**RECORDS SUPPLIED:**
* * * *

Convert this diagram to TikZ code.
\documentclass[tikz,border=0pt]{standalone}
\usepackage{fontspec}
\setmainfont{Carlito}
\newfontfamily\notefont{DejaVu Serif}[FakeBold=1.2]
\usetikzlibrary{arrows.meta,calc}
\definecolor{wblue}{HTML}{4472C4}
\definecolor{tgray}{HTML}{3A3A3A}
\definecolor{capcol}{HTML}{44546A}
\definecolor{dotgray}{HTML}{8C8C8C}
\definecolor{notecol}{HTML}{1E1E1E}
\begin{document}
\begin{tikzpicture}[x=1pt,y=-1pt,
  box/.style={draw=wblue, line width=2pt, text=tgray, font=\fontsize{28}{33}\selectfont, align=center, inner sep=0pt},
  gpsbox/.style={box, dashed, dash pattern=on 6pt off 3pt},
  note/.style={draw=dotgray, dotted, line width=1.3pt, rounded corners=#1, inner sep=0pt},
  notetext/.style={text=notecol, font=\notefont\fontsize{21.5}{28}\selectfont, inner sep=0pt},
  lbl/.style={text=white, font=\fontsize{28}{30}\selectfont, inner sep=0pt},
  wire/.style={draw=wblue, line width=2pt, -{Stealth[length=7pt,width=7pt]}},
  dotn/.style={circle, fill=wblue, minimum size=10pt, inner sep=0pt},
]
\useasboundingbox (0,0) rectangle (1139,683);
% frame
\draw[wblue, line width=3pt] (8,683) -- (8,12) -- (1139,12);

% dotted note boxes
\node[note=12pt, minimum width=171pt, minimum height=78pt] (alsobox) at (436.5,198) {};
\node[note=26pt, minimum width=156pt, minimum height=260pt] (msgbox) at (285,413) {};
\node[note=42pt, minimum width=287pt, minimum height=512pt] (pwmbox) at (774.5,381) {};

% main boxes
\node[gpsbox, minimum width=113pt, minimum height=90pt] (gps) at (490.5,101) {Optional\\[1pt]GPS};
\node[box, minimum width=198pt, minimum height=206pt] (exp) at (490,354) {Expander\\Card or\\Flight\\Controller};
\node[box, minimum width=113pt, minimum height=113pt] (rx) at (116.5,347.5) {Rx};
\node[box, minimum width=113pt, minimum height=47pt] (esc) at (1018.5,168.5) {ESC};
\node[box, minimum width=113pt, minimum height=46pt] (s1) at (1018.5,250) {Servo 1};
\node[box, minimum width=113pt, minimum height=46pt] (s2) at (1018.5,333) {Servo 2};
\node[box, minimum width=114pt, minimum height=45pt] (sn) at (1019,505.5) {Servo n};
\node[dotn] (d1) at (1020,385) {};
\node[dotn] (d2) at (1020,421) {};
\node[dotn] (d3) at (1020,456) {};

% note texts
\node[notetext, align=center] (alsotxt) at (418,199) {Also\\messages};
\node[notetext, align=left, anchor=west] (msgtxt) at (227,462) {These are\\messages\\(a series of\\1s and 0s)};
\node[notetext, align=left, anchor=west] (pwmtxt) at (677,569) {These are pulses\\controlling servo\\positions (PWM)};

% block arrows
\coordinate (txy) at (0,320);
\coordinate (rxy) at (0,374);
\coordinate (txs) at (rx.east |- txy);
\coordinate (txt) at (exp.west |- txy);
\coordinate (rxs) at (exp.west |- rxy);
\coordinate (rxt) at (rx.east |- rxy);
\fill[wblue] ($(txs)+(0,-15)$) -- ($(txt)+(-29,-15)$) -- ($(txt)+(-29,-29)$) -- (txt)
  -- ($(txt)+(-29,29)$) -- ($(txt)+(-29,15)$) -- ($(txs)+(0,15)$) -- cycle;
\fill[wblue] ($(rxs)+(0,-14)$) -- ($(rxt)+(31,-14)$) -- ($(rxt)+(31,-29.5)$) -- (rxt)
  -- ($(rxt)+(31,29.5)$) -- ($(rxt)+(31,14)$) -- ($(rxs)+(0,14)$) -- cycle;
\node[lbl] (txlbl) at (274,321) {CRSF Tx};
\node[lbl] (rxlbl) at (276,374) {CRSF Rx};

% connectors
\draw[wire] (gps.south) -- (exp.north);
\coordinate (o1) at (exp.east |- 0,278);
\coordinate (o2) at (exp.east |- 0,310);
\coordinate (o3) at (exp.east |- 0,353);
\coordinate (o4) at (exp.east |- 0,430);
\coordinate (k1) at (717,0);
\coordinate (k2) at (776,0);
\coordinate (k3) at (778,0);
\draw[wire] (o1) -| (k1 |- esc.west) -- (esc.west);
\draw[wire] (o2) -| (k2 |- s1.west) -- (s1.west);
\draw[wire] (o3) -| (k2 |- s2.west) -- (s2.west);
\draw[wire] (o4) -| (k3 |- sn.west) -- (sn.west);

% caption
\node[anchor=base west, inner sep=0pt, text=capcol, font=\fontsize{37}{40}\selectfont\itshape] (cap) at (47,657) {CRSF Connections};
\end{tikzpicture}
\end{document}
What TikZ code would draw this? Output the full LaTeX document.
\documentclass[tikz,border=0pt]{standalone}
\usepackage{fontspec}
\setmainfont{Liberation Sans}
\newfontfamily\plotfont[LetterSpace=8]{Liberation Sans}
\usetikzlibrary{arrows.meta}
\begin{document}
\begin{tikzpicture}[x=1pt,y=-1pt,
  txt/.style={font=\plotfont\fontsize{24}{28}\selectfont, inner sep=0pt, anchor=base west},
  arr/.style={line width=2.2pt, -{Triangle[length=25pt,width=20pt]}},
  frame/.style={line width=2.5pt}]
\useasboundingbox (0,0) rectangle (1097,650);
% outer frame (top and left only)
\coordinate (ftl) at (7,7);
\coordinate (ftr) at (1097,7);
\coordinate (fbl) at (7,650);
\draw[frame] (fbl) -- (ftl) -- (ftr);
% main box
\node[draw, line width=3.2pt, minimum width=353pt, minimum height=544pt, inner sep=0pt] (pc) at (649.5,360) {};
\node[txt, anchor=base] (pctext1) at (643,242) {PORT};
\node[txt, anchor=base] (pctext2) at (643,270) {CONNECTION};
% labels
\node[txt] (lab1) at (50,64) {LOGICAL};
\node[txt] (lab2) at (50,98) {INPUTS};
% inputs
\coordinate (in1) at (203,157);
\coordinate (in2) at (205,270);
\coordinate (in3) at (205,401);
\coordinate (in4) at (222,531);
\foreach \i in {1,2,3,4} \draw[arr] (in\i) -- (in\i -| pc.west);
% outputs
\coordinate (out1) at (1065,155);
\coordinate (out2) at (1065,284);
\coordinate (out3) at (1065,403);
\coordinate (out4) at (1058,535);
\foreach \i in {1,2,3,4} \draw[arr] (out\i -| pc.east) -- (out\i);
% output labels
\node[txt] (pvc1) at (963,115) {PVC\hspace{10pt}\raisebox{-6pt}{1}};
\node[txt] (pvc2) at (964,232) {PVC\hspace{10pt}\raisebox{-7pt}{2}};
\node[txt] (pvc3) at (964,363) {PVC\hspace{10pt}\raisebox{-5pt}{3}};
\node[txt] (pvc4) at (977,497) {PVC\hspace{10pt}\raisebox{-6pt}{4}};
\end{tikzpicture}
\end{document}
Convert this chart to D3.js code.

* * * *

**WHAT THE TASK REQUIRES:** Write all of the records out again exactly.

**TASK SOLUTION:**
Convert this diagram to TikZ code.
\documentclass[tikz,border=0pt]{standalone}
\usepackage{fontspec}
\setmainfont{Carlito}
\newfontfamily\notefont{DejaVu Serif}[FakeBold=1.2]
\usetikzlibrary{arrows.meta,calc}
\definecolor{wblue}{HTML}{4472C4}
\definecolor{tgray}{HTML}{3A3A3A}
\definecolor{capcol}{HTML}{44546A}
\definecolor{dotgray}{HTML}{8C8C8C}
\definecolor{notecol}{HTML}{1E1E1E}
\begin{document}
\begin{tikzpicture}[x=1pt,y=-1pt,
  box/.style={draw=wblue, line width=2pt, text=tgray, font=\fontsize{28}{33}\selectfont, align=center, inner sep=0pt},
  gpsbox/.style={box, dashed, dash pattern=on 6pt off 3pt},
  note/.style={draw=dotgray, dotted, line width=1.3pt, rounded corners=#1, inner sep=0pt},
  notetext/.style={text=notecol, font=\notefont\fontsize{21.5}{28}\selectfont, inner sep=0pt},
  lbl/.style={text=white, font=\fontsize{28}{30}\selectfont, inner sep=0pt},
  wire/.style={draw=wblue, line width=2pt, -{Stealth[length=7pt,width=7pt]}},
  dotn/.style={circle, fill=wblue, minimum size=10pt, inner sep=0pt},
]
\useasboundingbox (0,0) rectangle (1139,683);
% frame
\draw[wblue, line width=3pt] (8,683) -- (8,12) -- (1139,12);

% dotted note boxes
\node[note=12pt, minimum width=171pt, minimum height=78pt] (alsobox) at (436.5,198) {};
\node[note=26pt, minimum width=156pt, minimum height=260pt] (msgbox) at (285,413) {};
\node[note=42pt, minimum width=287pt, minimum height=512pt] (pwmbox) at (774.5,381) {};

% main boxes
\node[gpsbox, minimum width=113pt, minimum height=90pt] (gps) at (490.5,101) {Optional\\[1pt]GPS};
\node[box, minimum width=198pt, minimum height=206pt] (exp) at (490,354) {Expander\\Card or\\Flight\\Controller};
\node[box, minimum width=113pt, minimum height=113pt] (rx) at (116.5,347.5) {Rx};
\node[box, minimum width=113pt, minimum height=47pt] (esc) at (1018.5,168.5) {ESC};
\node[box, minimum width=113pt, minimum height=46pt] (s1) at (1018.5,250) {Servo 1};
\node[box, minimum width=113pt, minimum height=46pt] (s2) at (1018.5,333) {Servo 2};
\node[box, minimum width=114pt, minimum height=45pt] (sn) at (1019,505.5) {Servo n};
\node[dotn] (d1) at (1020,385) {};
\node[dotn] (d2) at (1020,421) {};
\node[dotn] (d3) at (1020,456) {};

% note texts
\node[notetext, align=center] (alsotxt) at (418,199) {Also\\messages};
\node[notetext, align=left, anchor=west] (msgtxt) at (227,462) {These are\\messages\\(a series of\\1s and 0s)};
\node[notetext, align=left, anchor=west] (pwmtxt) at (677,569) {These are pulses\\controlling servo\\positions (PWM)};

% block arrows
\coordinate (txy) at (0,320);
\coordinate (rxy) at (0,374);
\coordinate (txs) at (rx.east |- txy);
\coordinate (txt) at (exp.west |- txy);
\coordinate (rxs) at (exp.west |- rxy);
\coordinate (rxt) at (rx.east |- rxy);
\fill[wblue] ($(txs)+(0,-15)$) -- ($(txt)+(-29,-15)$) -- ($(txt)+(-29,-29)$) -- (txt)
  -- ($(txt)+(-29,29)$) -- ($(txt)+(-29,15)$) -- ($(txs)+(0,15)$) -- cycle;
\fill[wblue] ($(rxs)+(0,-14)$) -- ($(rxt)+(31,-14)$) -- ($(rxt)+(31,-29.5)$) -- (rxt)
  -- ($(rxt)+(31,29.5)$) -- ($(rxt)+(31,14)$) -- ($(rxs)+(0,14)$) -- cycle;
\node[lbl] (txlbl) at (274,321) {CRSF Tx};
\node[lbl] (rxlbl) at (276,374) {CRSF Rx};

% connectors
\draw[wire] (gps.south) -- (exp.north);
\coordinate (o1) at (exp.east |- 0,278);
\coordinate (o2) at (exp.east |- 0,310);
\coordinate (o3) at (exp.east |- 0,353);
\coordinate (o4) at (exp.east |- 0,430);
\coordinate (k1) at (717,0);
\coordinate (k2) at (776,0);
\coordinate (k3) at (778,0);
\draw[wire] (o1) -| (k1 |- esc.west) -- (esc.west);
\draw[wire] (o2) -| (k2 |- s1.west) -- (s1.west);
\draw[wire] (o3) -| (k2 |- s2.west) -- (s2.west);
\draw[wire] (o4) -| (k3 |- sn.west) -- (sn.west);

% caption
\node[anchor=base west, inner sep=0pt, text=capcol, font=\fontsize{37}{40}\selectfont\itshape] (cap) at (47,657) {CRSF Connections};
\end{tikzpicture}
\end{document}
What TikZ code would draw this? Output the full LaTeX document.
\documentclass[tikz,border=0pt]{standalone}
\usepackage{fontspec}
\setmainfont{Liberation Sans}
\newfontfamily\plotfont[LetterSpace=8]{Liberation Sans}
\usetikzlibrary{arrows.meta}
\begin{document}
\begin{tikzpicture}[x=1pt,y=-1pt,
  txt/.style={font=\plotfont\fontsize{24}{28}\selectfont, inner sep=0pt, anchor=base west},
  arr/.style={line width=2.2pt, -{Triangle[length=25pt,width=20pt]}},
  frame/.style={line width=2.5pt}]
\useasboundingbox (0,0) rectangle (1097,650);
% outer frame (top and left only)
\coordinate (ftl) at (7,7);
\coordinate (ftr) at (1097,7);
\coordinate (fbl) at (7,650);
\draw[frame] (fbl) -- (ftl) -- (ftr);
% main box
\node[draw, line width=3.2pt, minimum width=353pt, minimum height=544pt, inner sep=0pt] (pc) at (649.5,360) {};
\node[txt, anchor=base] (pctext1) at (643,242) {PORT};
\node[txt, anchor=base] (pctext2) at (643,270) {CONNECTION};
% labels
\node[txt] (lab1) at (50,64) {LOGICAL};
\node[txt] (lab2) at (50,98) {INPUTS};
% inputs
\coordinate (in1) at (203,157);
\coordinate (in2) at (205,270);
\coordinate (in3) at (205,401);
\coordinate (in4) at (222,531);
\foreach \i in {1,2,3,4} \draw[arr] (in\i) -- (in\i -| pc.west);
% outputs
\coordinate (out1) at (1065,155);
\coordinate (out2) at (1065,284);
\coordinate (out3) at (1065,403);
\coordinate (out4) at (1058,535);
\foreach \i in {1,2,3,4} \draw[arr] (out\i -| pc.east) -- (out\i);
% output labels
\node[txt] (pvc1) at (963,115) {PVC\hspace{10pt}\raisebox{-6pt}{1}};
\node[txt] (pvc2) at (964,232) {PVC\hspace{10pt}\raisebox{-7pt}{2}};
\node[txt] (pvc3) at (964,363) {PVC\hspace{10pt}\raisebox{-5pt}{3}};
\node[txt] (pvc4) at (977,497) {PVC\hspace{10pt}\raisebox{-6pt}{4}};
\end{tikzpicture}
\end{document}
Convert this chart to D3.js code.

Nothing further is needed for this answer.